# Maximum distance between handrails



## BayPointArchitect (Jul 9, 2010)

Is my feeble memory getting more creative or was there something in the code that gave a maximum distance between handrails of 86 inches?

I'm looking at Section 1012.8 Intermediate Handrails and I get the idea that you can have a scenario that involves a stair width of 100 feet with only one hand rail on each side - provided that the occupant/egress load does not exceed 200 people (30 inches / 0.3 x 2 handrails).
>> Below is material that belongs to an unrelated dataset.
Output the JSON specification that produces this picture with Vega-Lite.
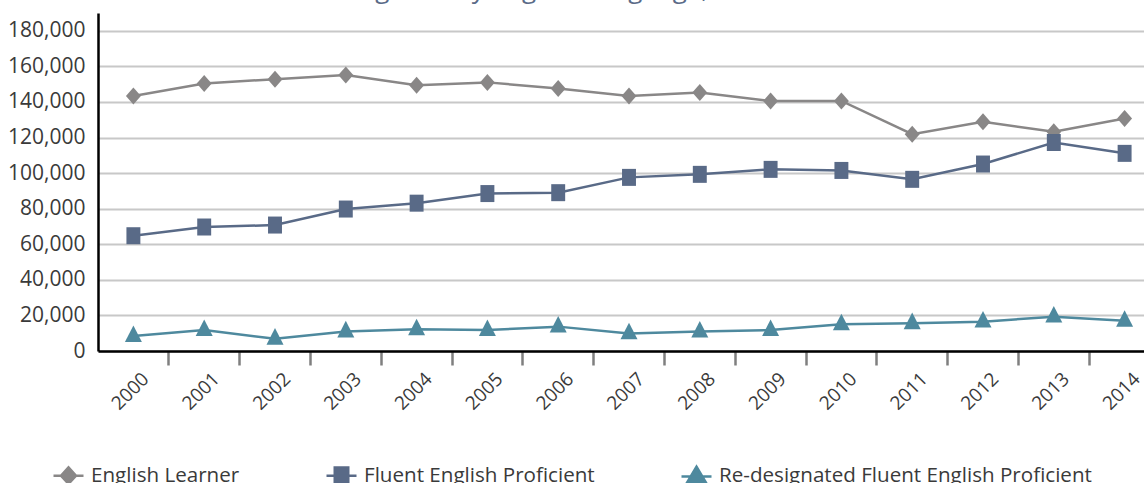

I could have sworn that there was something that gave a maximum distance between hand rails for stairs and ramps - regardless of occupant load.


----------



## Builder Bob (Jul 9, 2010)

May have been added as an admendment to old cal. codes. the unadmended I-codes will  not require an intermediate handrail unless the required occupant load gets to be more than 30 inches from the handrail.


----------



## mtlogcabin (Jul 9, 2010)

It isn't a Feeble Memory it was 88 inches in the 97 UBC Section 1003.3.3.6


----------



## Mule (Jul 9, 2010)

I believe it used to be in the UBC....seems like I remember 96" was the maximum width.....like in malls.


----------



## BayPointArchitect (Jul 9, 2010)

Alright.  That helps.

It was 88" back in the UBC '97.  I did not realize it had changed.


----------



## Examiner (Jul 9, 2010)

The 2006 Code Commentary shows examples of the handrail as they are placed inline with or near to the EXITS.  One example shows double doors and infront of the doors starting in the center of the doors is one handrail.  Of course the handrail starts at the stairs/steps.  The other example shows two doors but the doors are separated some distance apart from one another.  The doors have one handrail within a 30" reach of the door's jamb side starting at the stairs/steps.  Figure 1012.8 Handrails for Monumental Stairs

_While handrails on both sides of the stairway may be sufficient to accommodate the required width, the handrails may not be near the stream of traffic or even apparent to the user. In this case, the handrails are to be placed in a location more reflective of the egress path (see Figure 1012.8 for handrail locations for monumental stairs)._


----------